Parameters affecting indexing performance and resource usage

idxflushmb

Threshold (megabytes of new data) where we flush from memory to disk index. Setting this allows some control over memory usage by the indexer process. A value of 0 means no explicit flushing, which lets Xapian perform its own thing, meaning flushing every $XAPIAN_FLUSH_THRESHOLD documents created, modified or deleted: as memory usage depends on average document size, not only document count, the Xapian approach is is not very useful, and you should let Recoll manage the flushes. The program compiled value is 0. The configured default value (from this file) is now 50 MB, and should be ok in many cases. You can set it as low as 10 to conserve memory, but if you are looking for maximum speed, you may want to experiment with values between 20 and 200. In my experience, values beyond this are always counterproductive. If you find otherwise, please drop me a note.

filtermaxseconds

Maximum external filter execution time in seconds. Default 1200 (20mn). Set to 0 for no limit. This is mainly to avoid infinite loops in postscript files (loop.ps)

filtermaxmbytes

Maximum virtual memory space for filter processes (setrlimit(RLIMIT_AS)), in megabytes. Note that this includes any mapped libs (there is no reliable Linux way to limit the data space only), so we need to be a bit generous here. Anything over 2000 will be ignored on 32 bits machines. The high default value is needed because of java-based handlers (pdftk) which need a lot of VM (most of it text), esp. pdftk when executed from Python rclpdf.py. You can use a much lower value if you don't need Java.

thrQSizes

Task queue depths for each stage and threading configuration control. There are three internal queues in the indexing pipeline stages (file data extraction, terms generation, index update). This parameter defines the queue depths for each stage (three integer values). In practise, deep queues have not been shown to increase performance. The first value is also used to control threading autoconfiguration or disabling multithreading. If the first queue depth is set to 0 Recoll will set the queue depths and thread counts based on the detected number of CPUs. The arbitrarily chosen values are as follows (depth,nthread). 1 CPU -> no threading. Less than 4 CPUs: (2, 2) (2, 2) (2, 1). Less than 6: (2, 4), (2, 2), (2, 1). Else (2, 5), (2, 3), (2, 1). If the first queue depth is set to -1, multithreading will be disabled entirely. The second and third values are ignored in both these cases.

thrTCounts

Number of threads used for each indexing stage.
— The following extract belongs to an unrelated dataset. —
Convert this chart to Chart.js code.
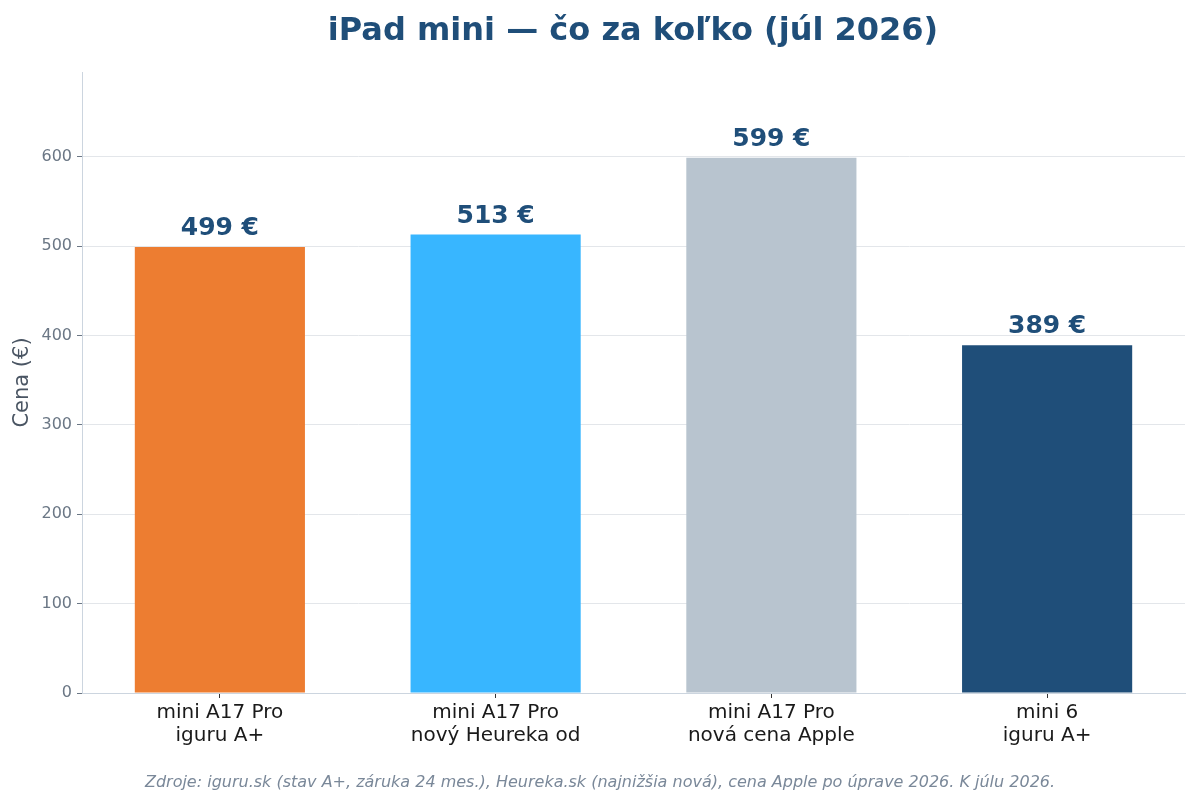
<!DOCTYPE html>
<html>
<head>
<meta charset="utf-8">
<script src="https://cdn.jsdelivr.net/npm/chart.js@4.4.1/dist/chart.umd.min.js"></script>
<style>
  html, body { margin: 0; padding: 0; background: #fff; }
  #chart { display: block; }
</style>
</head>
<body>
<canvas id="chart" width="1200" height="800"></canvas>
<script>
const categories = [
    ['mini A17 Pro', 'iguru A+'],
    ['mini A17 Pro', 'nový Heureka od'],
    ['mini A17 Pro', 'nová cena Apple'],
    ['mini 6', 'iguru A+']
];
const prices = [499, 513, 599, 389];
const barColors = ['#ed7d31', '#38b6ff', '#b8c4cf', '#1f4e79'];
const yTicks = [0, 100, 200, 300, 400, 500, 600];

const titleText = 'iPad mini — čo za koľko (júl 2026)';
const footerText = 'Zdroje: iguru.sk (stav A+, záruka 24 mes.), Heureka.sk (najnižšia nová), cena Apple po úprave 2026. K júlu 2026.';
const FONT = '"DejaVu Sans", sans-serif';

// title, footer and value labels drawn on the canvas
const decorations = {
    id: 'decorations',
    afterDatasetsDraw(chart) {
        const ctx = chart.ctx;
        const meta = chart.getDatasetMeta(0);
        ctx.save();
        ctx.fillStyle = '#1f4e79';
        ctx.font = 'bold 25px ' + FONT;
        ctx.textAlign = 'center';
        ctx.textBaseline = 'alphabetic';
        meta.data.forEach((bar, i) => {
            ctx.fillText(prices[i] + ' €', bar.x, bar.y - 12);
        });
        ctx.restore();
    },
    afterDraw(chart) {
        const ctx = chart.ctx;
        ctx.save();
        ctx.textAlign = 'center';
        ctx.textBaseline = 'middle';
        ctx.fillStyle = '#1f4e79';
        ctx.font = 'bold 32px ' + FONT;
        ctx.fillText(titleText, 633, 32);
        ctx.fillStyle = '#7a8899';
        ctx.font = 'italic 16px ' + FONT;
        ctx.fillText(footerText, 600, 783);
        ctx.restore();
    }
};

new Chart(document.getElementById('chart').getContext('2d'), {
    type: 'bar',
    data: {
        labels: categories,
        datasets: [{
            data: prices,
            backgroundColor: barColors,
            borderWidth: 0,
            barPercentage: 0.617,
            categoryPercentage: 1
        }]
    },
    options: {
        responsive: false,
        animation: false,
        layout: { padding: { top: 72, right: 15, left: 0, bottom: 0 } },
        plugins: {
            legend: { display: false },
            tooltip: { enabled: false }
        },
        scales: {
            x: {
                grid: { drawOnChartArea: false, offset: false, tickLength: 5, color: '#333' },
                border: { color: '#ccd5df', width: 1 },
                ticks: { color: '#1a1a1a', font: { family: FONT, size: 20, lineHeight: 1.15 }, padding: 3 },
                afterFit(scale) { scale.height = 107; }
            },
            y: {
                min: 0,
                max: 694.84,
                afterBuildTicks(scale) { scale.ticks = yTicks.map(v => ({ value: v })); },
                grid: { color: '#e3e6ea', tickLength: 5, tickColor: '#6b7785' },
                border: { color: '#ccd5df', width: 1 },
                ticks: { color: '#6b7785', font: { family: FONT, size: 16 }, padding: 5 },
                title: {
                    display: true,
                    text: 'Cena (€)',
                    color: '#4a5563',
                    font: { family: FONT, size: 21 },
                    padding: { top: 10, bottom: 0 }
                },
                afterFit(scale) { scale.width = 82; }
            }
        }
    },
    plugins: [decorations]
});
</script>
</body>
</html>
If the first entry in thrQSizes is not 0 or -1, these three values define the number of threads used for each stage (file data extraction, term generation, index update). It makes no sense to use a value other than 1 for the last stage because updating the Xapian index is necessarily single-threaded (and protected by a mutex).

thrTmpDbCnt

Number of temporary indexes used during incremental or full indexing. If not set to zero, this defines how many temporary indexes we use during indexing. These temporary indexes are merged into the main one at the end of the operation. Using multiple indexes and a final merge can significantly improve indexing performance when the single-threaded Xapian index updates become a bottleneck. How useful this is depends on the type of input and CPU. See the manual for more details.